Colm Toibin, the outstanding Irish writer, has produced a short literary gem in The Testament of Mary. He chronicles the thoughts of Mary of Nazareth in her last years residing in Ephesus. Mary is depicted as a mournful mother, confused about the meaning and purpose of her son’s life and the turbulent aftermath of his death. Her ambiguity about the deity of Jesus is contrasted with the unquestioning faith of some of the Apostles who care for her.
The Pakistani author, Mohsin Hamid, dazzles us with his satiric novel, How to Get Filthy Rich in Rising Asia. The setting is an unspecified South Asian nation, but it is crystal clear that Hamid is dissecting the social and commercial fabric of his homeland, especially life in the big cities of Lahore and Karachi. The novel is fraught with ironies and contradictions, much like Pakistan itself. Although I found some superfluous bathos in the storyline and characters, in its entirety the book manages to be an entertaining and satisfying read.
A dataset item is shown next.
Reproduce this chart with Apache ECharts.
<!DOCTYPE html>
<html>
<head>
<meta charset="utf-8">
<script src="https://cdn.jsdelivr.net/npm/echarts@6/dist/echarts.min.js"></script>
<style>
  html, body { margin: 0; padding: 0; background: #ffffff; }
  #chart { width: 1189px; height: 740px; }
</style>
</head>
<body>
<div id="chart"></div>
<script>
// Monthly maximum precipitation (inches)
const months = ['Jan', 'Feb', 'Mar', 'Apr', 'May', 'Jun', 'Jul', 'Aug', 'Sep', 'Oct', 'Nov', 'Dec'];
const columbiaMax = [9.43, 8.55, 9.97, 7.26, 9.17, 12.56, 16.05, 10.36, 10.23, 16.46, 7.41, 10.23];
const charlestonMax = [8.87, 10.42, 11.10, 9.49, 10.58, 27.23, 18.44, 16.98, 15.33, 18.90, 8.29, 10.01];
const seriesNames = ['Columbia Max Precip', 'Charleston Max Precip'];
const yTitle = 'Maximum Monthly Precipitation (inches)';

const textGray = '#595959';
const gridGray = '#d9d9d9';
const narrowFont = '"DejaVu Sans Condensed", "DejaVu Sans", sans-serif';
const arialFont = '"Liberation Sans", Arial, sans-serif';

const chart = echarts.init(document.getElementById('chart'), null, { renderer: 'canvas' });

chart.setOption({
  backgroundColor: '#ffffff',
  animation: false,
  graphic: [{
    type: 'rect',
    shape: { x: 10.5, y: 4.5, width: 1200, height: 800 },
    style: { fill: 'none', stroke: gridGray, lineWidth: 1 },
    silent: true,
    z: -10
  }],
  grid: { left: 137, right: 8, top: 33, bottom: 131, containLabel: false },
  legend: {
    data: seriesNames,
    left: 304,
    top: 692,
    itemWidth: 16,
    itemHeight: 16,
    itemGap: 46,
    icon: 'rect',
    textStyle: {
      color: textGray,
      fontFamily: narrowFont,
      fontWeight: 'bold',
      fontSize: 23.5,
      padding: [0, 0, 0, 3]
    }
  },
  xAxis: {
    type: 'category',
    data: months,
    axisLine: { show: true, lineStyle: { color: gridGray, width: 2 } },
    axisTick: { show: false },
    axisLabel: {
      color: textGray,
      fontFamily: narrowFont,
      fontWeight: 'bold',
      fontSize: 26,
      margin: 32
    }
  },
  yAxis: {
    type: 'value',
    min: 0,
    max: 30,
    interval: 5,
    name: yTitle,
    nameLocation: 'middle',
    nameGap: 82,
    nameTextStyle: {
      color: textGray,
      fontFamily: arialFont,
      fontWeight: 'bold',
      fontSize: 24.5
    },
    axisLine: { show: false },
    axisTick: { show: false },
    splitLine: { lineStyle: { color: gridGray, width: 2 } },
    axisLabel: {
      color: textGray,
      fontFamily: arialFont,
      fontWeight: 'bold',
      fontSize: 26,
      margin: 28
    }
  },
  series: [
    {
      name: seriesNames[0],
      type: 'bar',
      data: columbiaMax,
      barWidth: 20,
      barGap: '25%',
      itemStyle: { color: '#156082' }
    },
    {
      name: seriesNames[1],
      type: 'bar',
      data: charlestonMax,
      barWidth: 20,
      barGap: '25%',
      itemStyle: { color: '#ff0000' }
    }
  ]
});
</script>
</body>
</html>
Ghana Must Go is the debut novel of Taiye Selasi, a woman born in London, raised in the States, to parents born in Nigeria and Ghana. It’s a splendid depiction of both the psychological and emotional struggles of an immigrant family in the United States, as well as life in post-colonial West Africa. Selasi’s characters are nuanced, and she unrelentingly probes their minds until suppressed emotions and feelings are revealed.
Finally, Irish author Colum McCann covers 165 years of Irish and American history in his amazing novel TransAtlantic. The construct of the book is brilliant. He weaves actual historic events such as Frederick Douglass’ fundraising trip to Ireland at the onset of the Great Famine and former Senator George Mitchell brokering the Good Friday Accords into the fabric of his incredible fictionalized narrative. It is historical fiction at its best, allowing us to see how troubled pasts can eventually lead to hopeful futures.